I have dataframe df1 ike this:
Database/Schema Name entity Name temp
0 schema1 ITEM_DESC1 Item_Nbr INT(1,2) NOT NULL
1 schema1 ITEM_DESC1 Old_Nbr INT(3,2) NOT NULL
2 schema1 ITEM_DESC1 Order_Dept_Nbr SMALLINT(6,2) NULL
3 schema1 ITEM_DESC1 Acct_Dept_Nbr SMALLINT(9,2) NULL
4 schema2 ITEM_DESC2 Primary_Desc CHAR(20,2) NULL
5 schema2 ITEM_DESC2 Secondary_Desc CHAR(20,4) NULL
6 schema2 ITEM_DESC2 Color_Desc CHAR(6,5) NULL
7 schema2 ITEM_DESC2 Size_Desc CHAR(6,3) NULL
In this dataframe I have two different schemas and tables(ITEM_DESC1
and ITEM_DESC2
). I want to build create table
statement out of this.
So, from the above dataframe I need a new dataframe which will have 2 rows (since 2 different tables in df1 ) and the value would be
df2:
ddl_statement
0 create table schema1.ITEM_DESC1 (Item_Nbr INT(1,2) NOT NULL,Old_Nbr INT(3,2) NOT NULL,Order_Dept_Nbr SMALLINT(6,2) NULL,Acct_Dept_Nbr SMALLINT(9,2) NULL)

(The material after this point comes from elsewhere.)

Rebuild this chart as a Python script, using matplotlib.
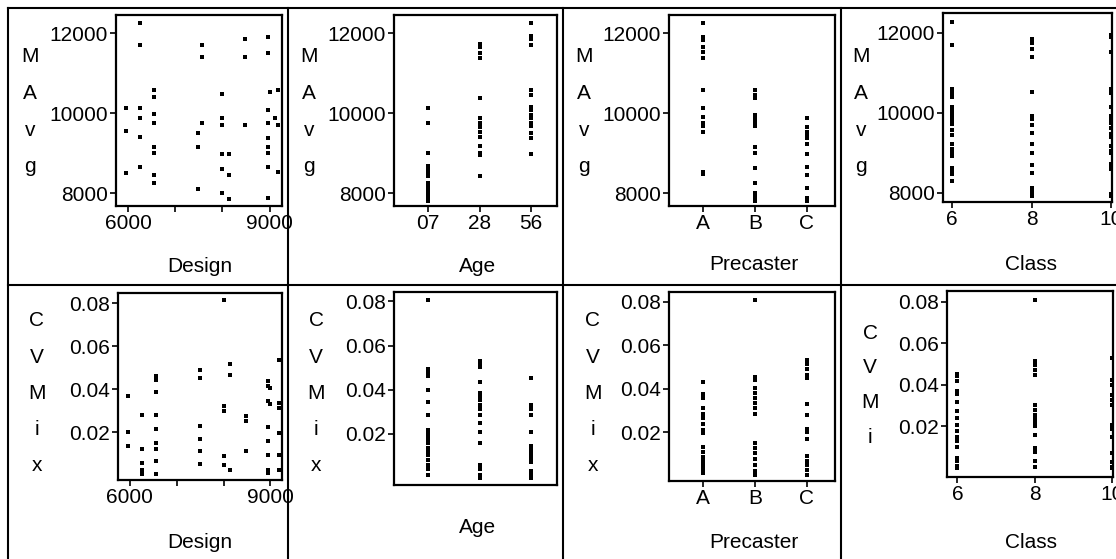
import matplotlib
matplotlib.use("Agg")
import matplotlib.pyplot as plt
from matplotlib.lines import Line2D

W, H = 1116, 559
plt.rcParams['font.family'] = ['Liberation Sans', 'DejaVu Sans']
plt.rcParams['font.size'] = 15

# ---- data ----
design_mavg_x = [5950, 5950, 5950,
                 6250, 6250, 6250, 6250, 6250, 6250,
                 6550, 6550, 6550, 6550, 6550, 6550, 6550, 6550,
                 7490, 7490, 7490, 7560, 7560, 7560,
                 8000, 8000, 8000, 8000, 8000, 8000,
                 8130, 8130, 8130, 8480, 8480, 8480,
                 8960, 8960, 8960, 8960, 8960, 8960, 8960, 8960, 8960,
                 9000, 9120, 9190, 9190, 9190]
design_mavg_y = [10125, 9560, 8500,
                 12270, 11710, 10125, 9875, 9420, 8670,
                 10580, 10400, 9975, 9770, 9170, 9000, 8460, 8250,
                 9500, 9170, 8100, 11710, 11400, 9770,
                 10475, 9875, 9710, 8975, 8610, 8000,
                 8975, 8460, 7850, 11850, 11400, 9710,
                 11900, 11500, 10080, 9770, 9375, 9170, 9000, 8670, 7875,
                 10540, 9875, 10580, 9700, 8540]

design_cv_x = [5950, 5950, 5950,
               6250, 6250, 6250, 6250, 6250, 6250,
               6550, 6550, 6550, 6550, 6550, 6550, 6550, 6550, 6550,
               7490, 7490, 7490, 7490, 7490, 7490,
               8000, 8000, 8000, 8000, 8000,
               8130, 8130, 8130, 8480, 8480, 8480,
               8960, 8960, 8960, 8960, 8960, 8960, 8960, 8960,
               9000, 9000,
               9190, 9190, 9190, 9190, 9190, 9190]
design_cv_y = [0.0366, 0.0200, 0.0133,
               0.0281, 0.0123, 0.0056, 0.0025, 0.0014, 0.0004,
               0.0459, 0.0443, 0.0385, 0.0281, 0.0216, 0.0149, 0.0123, 0.0064, 0.0004,
               0.0490, 0.0451, 0.0226, 0.0169, 0.0110, 0.0051,
               0.0816, 0.0320, 0.0296, 0.0087, 0.0049,
               0.0516, 0.0467, 0.0025, 0.0273, 0.0253, 0.0110,
               0.0436, 0.0413, 0.0346, 0.0222, 0.0157, 0.0093, 0.0023, 0.0008,
               0.0403, 0.0329,
               0.0535, 0.0333, 0.0310, 0.0197, 0.0093, 0.0023]

age_labels = ['07', '28', '56']
mavg_age07 = [10125, 9750, 9017, 8692, 8608, 8525, 8442, 8250, 8150, 8067, 7983, 7900, 7817]
mavg_age28 = [11725, 11650, 11500, 11375, 10375, 9875, 9767, 9667, 9542, 9417, 9183, 9017, 8958, 8442]
mavg_age56 = [12267, 11933, 11850, 11708, 10583, 10458, 10150, 10083, 9958, 9875, 9767, 9683, 9517, 9375, 8975]
cv_age07 = [0.0808, 0.0495, 0.0480, 0.0460, 0.0400, 0.0345, 0.0287, 0.0220, 0.0204, 0.0189,
            0.0174, 0.0159, 0.0137, 0.0121, 0.0106, 0.0084, 0.0061, 0.0043, 0.0016]
cv_age28 = [0.0529, 0.0513, 0.0501, 0.0435, 0.0385, 0.0370, 0.0355, 0.0332, 0.0314, 0.0287,
            0.0250, 0.0209, 0.0159, 0.0058, 0.0043, 0.0016, 0.0001]
cv_age56 = [0.0453, 0.0330, 0.0314, 0.0284, 0.0209, 0.0144, 0.0129, 0.0109, 0.0091, 0.0073,
            0.0034, 0.0016, 0.0001]

precaster_labels = ['A', 'B', 'C']
mavg_prec_a = [12267, 11900, 11833, 11667, 11542, 11375, 10583, 10125, 9917, 9767, 9683, 9542, 8542, 8483]
mavg_prec_b = [10583, 10458, 10375, 9958, 9875, 9792, 9683, 9167, 9000, 8625, 8267, 8017, 7917, 7817]
mavg_prec_c = [9875, 9667, 9542, 9458, 9375, 9233, 8983, 8667, 8458, 8125, 7875, 7817]
cv_prec_a = [0.0433, 0.0374, 0.0355, 0.0309, 0.0284, 0.0265, 0.0237, 0.0211, 0.0195, 0.0129,
             0.0107, 0.0087, 0.0067, 0.0048, 0.0029, 0.0009]
cv_prec_b = [0.0810, 0.0456, 0.0441, 0.0402, 0.0379, 0.0355, 0.0332, 0.0309, 0.0285, 0.0151,
             0.0126, 0.0105, 0.0077, 0.0046, 0.0018, 0.0003]
cv_prec_c = [0.0532, 0.0512, 0.0490, 0.0462, 0.0447, 0.0327, 0.0278, 0.0216, 0.0198, 0.0170,
             0.0089, 0.0064, 0.0046, 0.0023, 0.0002]

class_values = [6, 8, 10]
mavg_class6 = [12267, 11683, 10583, 10483, 10400, 10150, 10083, 10000, 9900, 9817, 9708, 9567,
               9433, 9208, 9100, 9000, 8917, 8625, 8542, 8458, 8292]
mavg_class8 = [11850, 11750, 11600, 11400, 10517, 9917, 9833, 9683, 9500, 9208, 9000, 8683,
               8500, 8125, 8067, 7983, 7917]
mavg_class10 = [11933, 11900, 11517, 10583, 10500, 10150, 9917, 9833, 9750, 9625, 9458, 9400,
                9167, 9042, 9000, 8725, 8667, 8583, 7958, 7917]
cv_class6 = [0.0452, 0.0441, 0.0417, 0.0372, 0.0356, 0.0317, 0.0275, 0.0240, 0.0208, 0.0179,
             0.0147, 0.0127, 0.0098, 0.0047, 0.0031, 0.0007, 0.0000]
cv_class8 = [0.0811, 0.0517, 0.0494, 0.0473, 0.0449, 0.0301, 0.0280, 0.0256, 0.0240, 0.0221,
             0.0200, 0.0157, 0.0095, 0.0076, 0.0034, 0.0001]
cv_class10 = [0.0528, 0.0424, 0.0399, 0.0351, 0.0327, 0.0303, 0.0206, 0.0185, 0.0150, 0.0069,
              0.0029, 0.0005, 0.0000]

fig = plt.figure(figsize=(W / 100, H / 100), dpi=100)


def add_box(l, t, r, b):
    ax = fig.add_axes([l / W, 1 - b / H, (r - l) / W, (b - t) / H])
    for s in ax.spines.values():
        s.set_linewidth(1.6)
    ax.tick_params(direction='out', length=4, width=1.2, pad=2, labelsize=15)
    return ax


def dots(ax, x, y):
    ax.plot(x, y, 's', color='black', markersize=2.7, markeredgewidth=0)


def letters(x, baselines, chars):
    for y, ch in zip(baselines, chars):
        fig.text(x / W, 1 - y / H, ch, ha='center', va='baseline', fontsize=15)


def xlabel(x, y, s):
    fig.text(x / W, 1 - y / H, s, ha='center', va='baseline', fontsize=15)


top_letters = [62, 99, 136, 172]
bot_letters = [326, 363, 399, 435, 471]

# ---- top row: MAvg ----
ax = add_box(116, 15, 282, 206)
dots(ax, design_mavg_x, design_mavg_y)
ax.set_xlim(5740, 9265)
ax.set_xticks([6000, 7000, 8000, 9000], ['6000', '', '', '9000'])
ax.set_ylim(7683, 12458)
ax.set_yticks([8000, 10000, 12000])
letters(30, top_letters, 'MAvg')
xlabel(200, 272, 'Design')

ax = add_box(394, 15, 557, 206)
for i, vals in enumerate([mavg_age07, mavg_age28, mavg_age56]):
    dots(ax, [i + 1] * len(vals), vals)
ax.set_xlim(0.34, 3.5)
ax.set_xticks([1, 2, 3], age_labels)
ax.set_ylim(7683, 12458)
ax.set_yticks([8000, 10000, 12000])
letters(309, top_letters, 'MAvg')
xlabel(478, 272, 'Age')

ax = add_box(669, 15, 835, 206)
for i, vals in enumerate([mavg_prec_a, mavg_prec_b, mavg_prec_c]):
    dots(ax, [i + 1] * len(vals), vals)
ax.set_xlim(0.35, 3.54)
ax.set_xticks([1, 2, 3], precaster_labels)
ax.set_ylim(7683, 12458)
ax.set_yticks([8000, 10000, 12000])
letters(584, top_letters, 'MAvg')
xlabel(754, 270, 'Precaster')

ax = add_box(943, 13, 1112, 202)
for c, vals in zip(class_values, [mavg_class6, mavg_class8, mavg_class10]):
    dots(ax, [c] * len(vals), vals)
ax.set_xlim(5.77, 10.02)
ax.set_xticks(class_values)
ax.set_ylim(7767, 12492)
ax.set_yticks([8000, 10000, 12000])
letters(861, top_letters, 'MAvg')
xlabel(1031, 270, 'Class')

# ---- bottom row: CVMix ----
cv_ticks = [0.02, 0.04, 0.06, 0.08]

ax = add_box(118, 293, 282, 480)
dots(ax, design_cv_x, design_cv_y)
ax.set_xlim(5745, 9250)
ax.set_xticks([6000, 7000, 8000, 9000], ['6000', '', '', '9000'])
ax.set_ylim(-0.0023, 0.0847)
ax.set_yticks(cv_ticks, ['0.02', '0.04', '0.06', '0.08'])
letters(37, bot_letters, 'CVMix')
xlabel(200, 548, 'Design')

ax = add_box(394, 292, 557, 485)
for i, vals in enumerate([cv_age07, cv_age28, cv_age56]):
    dots(ax, [i + 1] * len(vals), vals)
ax.set_xlim(0.34, 3.5)
ax.set_xticks([])
ax.set_ylim(-0.0031, 0.0842)
ax.set_yticks(cv_ticks, ['0.02', '0.04', '0.06', '0.08'])
letters(316, bot_letters, 'CVMix')
xlabel(478, 533, 'Age')

ax = add_box(669, 292, 835, 481)
for i, vals in enumerate([cv_prec_a, cv_prec_b, cv_prec_c]):
    dots(ax, [i + 1] * len(vals), vals)
ax.set_xlim(0.35, 3.54)
ax.set_xticks([1, 2, 3], precaster_labels)
ax.set_ylim(-0.0026, 0.0846)
ax.set_yticks(cv_ticks, ['0.02', '0.04', '0.06', '0.08'])
letters(593, bot_letters, 'CVMix')
xlabel(754, 548, 'Precaster')

ax = add_box(947, 291, 1113, 477)
for c, vals in zip(class_values, [cv_class6, cv_class8, cv_class10]):
    dots(ax, [c] * len(vals), vals)
ax.set_xlim(5.73, 10.02)
ax.set_xticks(class_values)
ax.set_ylim(-0.0045, 0.0853)
ax.set_yticks(cv_ticks, ['0.02', '0.04', '0.06', '0.08'])
letters(870, [339, 373, 408, 443], 'CVMi')
xlabel(1031, 548, 'Class')

# ---- cell borders ----
def hline(y, x0=8, x1=W):
    fig.add_artist(Line2D([x0 / W, x1 / W], [1 - y / H, 1 - y / H],
                          transform=fig.transFigure, color='black', lw=1.5))


def vline(x, y0=8, y1=H):
    fig.add_artist(Line2D([x / W, x / W], [1 - y0 / H, 1 - y1 / H],
                          transform=fig.transFigure, color='black', lw=1.5))


hline(8)
hline(285)
for xv in [8, 288, 563, 841]:
    vline(xv)

fig.savefig('out.png', dpi=100)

1 create table schema2.ITEM_DESC2 (Primary_Desc CHAR(20,2) NULL,Secondary_Desc CHAR(20,4) NULL,Color_Desc CHAR(6,5) NULL,Size_Desc CHAR(6,3) NULL)
How can I achieve this with out using loop?
CodePudding user response:
Use groupby
and f-strings:
df2 = df.groupby(['Database/Schema Name', 'entity Name'])['temp'] \
.apply(lambda x: f"create table {x.name[0]}.{x.name[1]} ({', '.join(x)})") \
.reset_index(drop=True).to_frame('ddl_statement')
Output:
>>> df2
ddl_statement
0 create table schema1.ITEM_DESC1 (Item_Nbr INT(1,2) NOT NULL, Old_Nbr INT(3,2) NOT NULL, Order_Dept_Nbr SMALLINT(6,2) NULL, Acct_Dept_Nbr SMALLINT(9,2) NULL)
1 create table schema2.ITEM_DESC2 (Primary_Desc CHAR(20,2) NULL, Secondary_Desc CHAR(20,4) NULL, Color_Desc CHAR(6,5) NULL, Size_Desc CHAR(6,3) NULL)